Posted on • Originally published at x-team.com on

Cultivate Curiosity

Wednesday afternoon, the late 1990s. Together with my dad, I was walking to my grandparents to drink a bowl of soup. A question popped into my mind.

“Dad, why does my heart beat?”

My dad replied that hearts beat because that's how they pump blood through our bodies. Okay, I thought, but that raises another question. Unless you scrape your knee playing soccer, the blood is already in the body. Why does it need to be pumped around?

Apparently, to push oxygen and nutrients to the places that need it and remove certain types of waste that our bodies naturally produce. Okay, but how does the heart know what to send where and what to take away?

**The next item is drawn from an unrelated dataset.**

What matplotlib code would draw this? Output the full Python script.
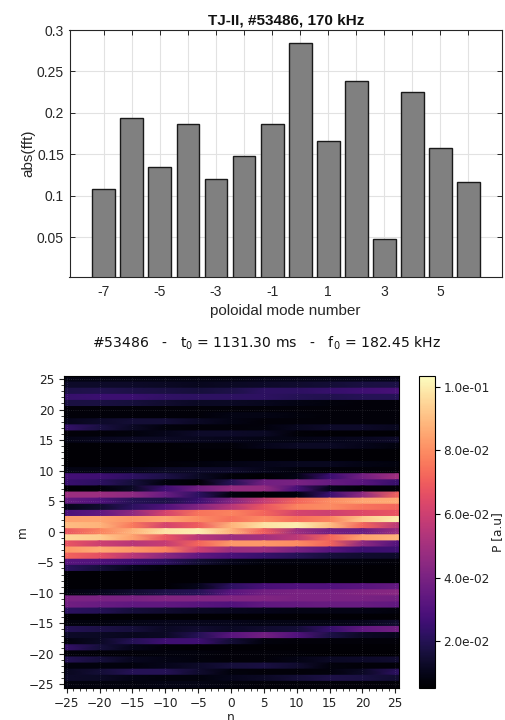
import numpy as np
import matplotlib
matplotlib.use("Agg")
import matplotlib.pyplot as plt
from matplotlib.colors import Normalize
from matplotlib.cm import ScalarMappable

W, H = 505, 720

# --- top panel data ---
mode_numbers = list(range(-7, 7))
fft_values = [0.108, 0.194, 0.134, 0.187, 0.120, 0.148, 0.186, 0.284, 0.166, 0.239, 0.047, 0.225, 0.158, 0.117]
y_ticks = [0.05, 0.1, 0.15, 0.2, 0.25, 0.3]
y_ticklabels = ["0.05", "0.1", "0.15", "0.2", "0.25", "0.3"]
x_tick_labelled = [-7, -5, -3, -1, 1, 3, 5]

# --- bottom panel data: P [1e-3 a.u.] sampled along n for each m (top row m=25) ---
n_samples = [-25.5, -20, -15, -10, -5, 0, 5, 10, 15, 20, 25.5]
m_values = list(range(25, -26, -1))
power_rows = [
    [9, 9, 9, 9, 9, 9, 10, 10, 10, 10, 10],
    [13, 13, 13, 12, 11, 12, 13, 14, 15, 17, 18],
    [18, 19, 18, 17, 16, 18, 22, 22, 24, 26, 28],
    [24, 25, 25, 23, 22, 22, 22, 20, 19, 20, 20],
    [17, 17, 16, 14, 12, 12, 11, 9, 8, 7, 7],
    [7, 7, 7, 7, 7, 7, 7, 7, 7, 7, 7],
    [7, 7, 7, 7, 7, 9, 9, 8, 7, 7, 7],
    [10, 13, 15, 15, 12, 9, 7, 7, 7, 7, 7],
    [24, 17, 12, 8, 7, 7, 8, 11, 13, 13, 11],
    [7, 7, 8, 10, 13, 13, 12, 7, 6, 6, 6],
    [9, 11, 12, 12, 11, 10, 9, 9, 10, 11, 13],
    [6, 6, 6, 6, 7, 7, 10, 12, 12, 10, 8],
    [6, 6, 6, 6, 6, 6, 6, 6, 6, 6, 6],
    [6, 6, 6, 6, 6, 6, 6, 6, 6, 6, 6],
    [6, 6, 6, 7, 8, 9, 10, 11, 11, 9, 8],
    [9, 9, 10, 12, 13, 13, 10, 8, 7, 7, 7],
    [27, 26, 22, 18, 12, 7, 6, 9, 25, 38, 50],
    [25, 22, 16, 8, 6, 20, 38, 40, 36, 32, 24],
    [6, 7, 12, 26, 38, 46, 46, 28, 10, 7, 7],
    [48, 48, 45, 36, 22, 8, 6, 8, 25, 45, 72],
    [36, 30, 20, 18, 25, 42, 58, 72, 80, 85, 86],
    [10, 14, 22, 30, 42, 55, 68, 78, 80, 75, 72],
    [28, 34, 45, 62, 75, 78, 72, 62, 60, 64, 68],
    [84, 85, 82, 85, 80, 74, 80, 74, 78, 92, 100],
    [90, 88, 76, 62, 70, 88, 98, 100, 90, 72, 55],
    [68, 78, 88, 98, 100, 88, 70, 48, 38, 36, 48],
    [95, 93, 84, 68, 55, 48, 50, 56, 72, 84, 88],
    [68, 60, 55, 58, 72, 82, 82, 80, 72, 45, 30],
    [82, 86, 82, 78, 60, 48, 48, 40, 32, 25, 26],
    [72, 66, 55, 44, 34, 28, 24, 20, 16, 14, 13],
    [32, 30, 26, 22, 15, 10, 8, 8, 8, 8, 7],
    [22, 16, 10, 7, 6, 6, 6, 6, 6, 6, 6],
    [6, 6, 6, 6, 6, 6, 6, 6, 6, 6, 6],
    [6, 6, 6, 6, 6, 6, 6, 6, 6, 6, 6],
    [6, 6, 6, 6, 10, 22, 28, 30, 30, 32, 35],
    [8, 10, 14, 18, 20, 32, 38, 40, 40, 42, 44],
    [40, 40, 40, 42, 42, 42, 42, 40, 40, 40, 38],
    [38, 36, 34, 34, 32, 30, 34, 35, 36, 36, 34],
    [22, 20, 16, 14, 12, 11, 10, 9, 9, 9, 8],
    [6, 6, 6, 6, 6, 6, 6, 6, 6, 6, 6],
    [8, 8, 9, 10, 10, 10, 9, 9, 9, 10, 14],
    [20, 18, 16, 12, 14, 12, 14, 15, 24, 34, 38],
    [13, 12, 11, 12, 20, 32, 38, 30, 18, 12, 10],
    [8, 12, 20, 26, 26, 15, 8, 7, 7, 7, 7],
    [24, 16, 10, 7, 6, 6, 6, 6, 6, 6, 6],
    [7, 7, 7, 8, 8, 7, 7, 7, 6, 6, 6],
    [20, 16, 11, 9, 8, 7, 7, 9, 12, 13, 14],
    [8, 8, 8, 10, 13, 16, 17, 14, 8, 7, 7],
    [11, 15, 20, 20, 14, 8, 7, 7, 8, 12, 22],
    [13, 12, 9, 8, 8, 10, 12, 15, 18, 17, 14],
    [8, 8, 8, 9, 9, 8, 7, 7, 7, 7, 7],
]
major_ticks = [-25, -20, -15, -10, -5, 0, 5, 10, 15, 20, 25]
cbar_ticks = [0.02, 0.04, 0.06, 0.08, 0.10]
cbar_labels = ["2.0e-02", "4.0e-02", "6.0e-02", "8.0e-02", "1.0e-01"]
p_min, p_max = 0.0054, 0.1034


def px_axes(fig, left, top, right, bottom):
    return fig.add_axes([left / W, 1 - bottom / H, (right - left) / W, (bottom - top) / H])


fig = plt.figure(figsize=(W / 100, H / 100), dpi=100)

# ---------------- top bar chart ----------------
sans = "Liberation Sans"
tcol = "#262626"
ax = px_axes(fig, 69.5, 30, 502, 277)
ax.set_axisbelow(True)
ax.bar(mode_numbers, fft_values, width=0.82, color="#808080", edgecolor="#1a1a1a", linewidth=1.0)
ax.set_xlim(-8.23, 7.21)
ax.set_ylim(0.0017, 0.3)
ax.set_xticks(mode_numbers)
ax.set_xticklabels([str(v) if v in x_tick_labelled else "" for v in mode_numbers],
                   family=sans, fontsize=10, color=tcol)
ax.set_yticks(y_ticks)
ax.set_yticklabels(y_ticklabels, family=sans, fontsize=10, color=tcol)
ax.tick_params(axis="both", direction="in", top=True, right=True, length=3.5, width=0.7, color="#262626")
ax.tick_params(axis="x", pad=6)
ax.tick_params(axis="y", pad=4)
ax.grid(True, color="#e2e2e2", linewidth=0.8)
for s in ax.spines.values():
    s.set_linewidth(0.8)
    s.set_color("#262626")
ax.set_xlabel("poloidal mode number", family=sans, fontsize=11, color=tcol, labelpad=3)
ax.set_ylabel("abs(fft)", family=sans, fontsize=11, color=tcol, labelpad=1)
ax.set_title("TJ-II, #53486, 170 kHz", family=sans, fontsize=11, fontweight="bold", color="#111111", pad=4)

fig.text(267 / W, 1 - 343 / H, r"#53486   -   t$_0$ = 1131.30 ms   -   f$_0$ = 182.45 kHz",
         family="DejaVu Sans", fontsize=10.1, ha="center", va="center", color="#111111",
         math_fontfamily="dejavusans")

# ---------------- bottom heatmap ----------------
ah = px_axes(fig, 63.5, 376, 398.5, 687.5)
norm = Normalize(p_min, p_max)
cmap = "magma"
for m, row in zip(m_values, power_rows):
    vals = np.array(row) * 1e-3
    # each strip runs slightly under the next one so no seam shows between rows
    ah.pcolormesh(n_samples, [m - 0.62, m + 0.5], np.vstack([vals, vals]),
                  shading="gouraud", cmap=cmap, norm=norm, rasterized=True)
ah.set_xlim(-25.5, 25.5)
ah.set_ylim(-25.5, 25.5)
ah.set_xticks(major_ticks)
ah.set_yticks(major_ticks)
ah.set_xticks(range(-25, 26), minor=True)
ah.set_yticks(range(-25, 26), minor=True)
ah.tick_params(axis="both", which="major", labelsize=8.7, length=3.5, width=0.8, pad=3, color="#222222", labelcolor="#222222")
ah.tick_params(axis="both", which="minor", length=2, width=0.6, color="#222222")
ah.grid(True, which="major", color="white", alpha=0.15, linewidth=0.6, linestyle=":")
ah.set_xlabel("n", fontsize=8.7, labelpad=1, color="#222222")
ah.set_ylabel("m", fontsize=8.7, labelpad=0, color="#222222")
for s in ah.spines.values():
    s.set_linewidth(0.8)

cax = px_axes(fig, 419, 376, 434.5, 687.5)
cb = fig.colorbar(ScalarMappable(norm=norm, cmap=cmap), cax=cax)
cb.set_ticks(cbar_ticks)
cb.set_ticklabels(cbar_labels)
cb.ax.tick_params(labelsize=8.7, length=3.5, width=0.8, pad=3, labelcolor="#222222")
cb.set_label("P [a.u]", fontsize=8.7, labelpad=1, color="#222222")
cb.outline.set_linewidth(0.8)

fig.savefig("out.png", dpi=100)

My dad didn't really know. He said that the human body is complex and even the best scientists still have many questions about it. All we know for sure is that it works remarkably well. I agreed with that and forgot my questions when grandma served me a bowl of steaming vegetable soup.

Children are naturally curious. They want to know why the world works the way it does. But somewhere in the process of growing up, we lose that curiosity. We stop wondering. Instead, we prefer those who don't ask strange or hard questions in favor of those who do.

And that's a shame. Without curiosity, we grow bored. The world seems monotonous, gray, and repetitive. We quickly forget how beautiful and remarkable everything actually is:

If you're stuck in a rut, pick a topic you find exciting and dig deep. Ask why? every time you find an answer. You'll notice that curiosity has momentum. The deeper you dig, the more interesting it becomes. That's why X-Team advocates going down rabbit holes. A curious person is an interesting person. Dive into your curiosity and you'll never be bored again.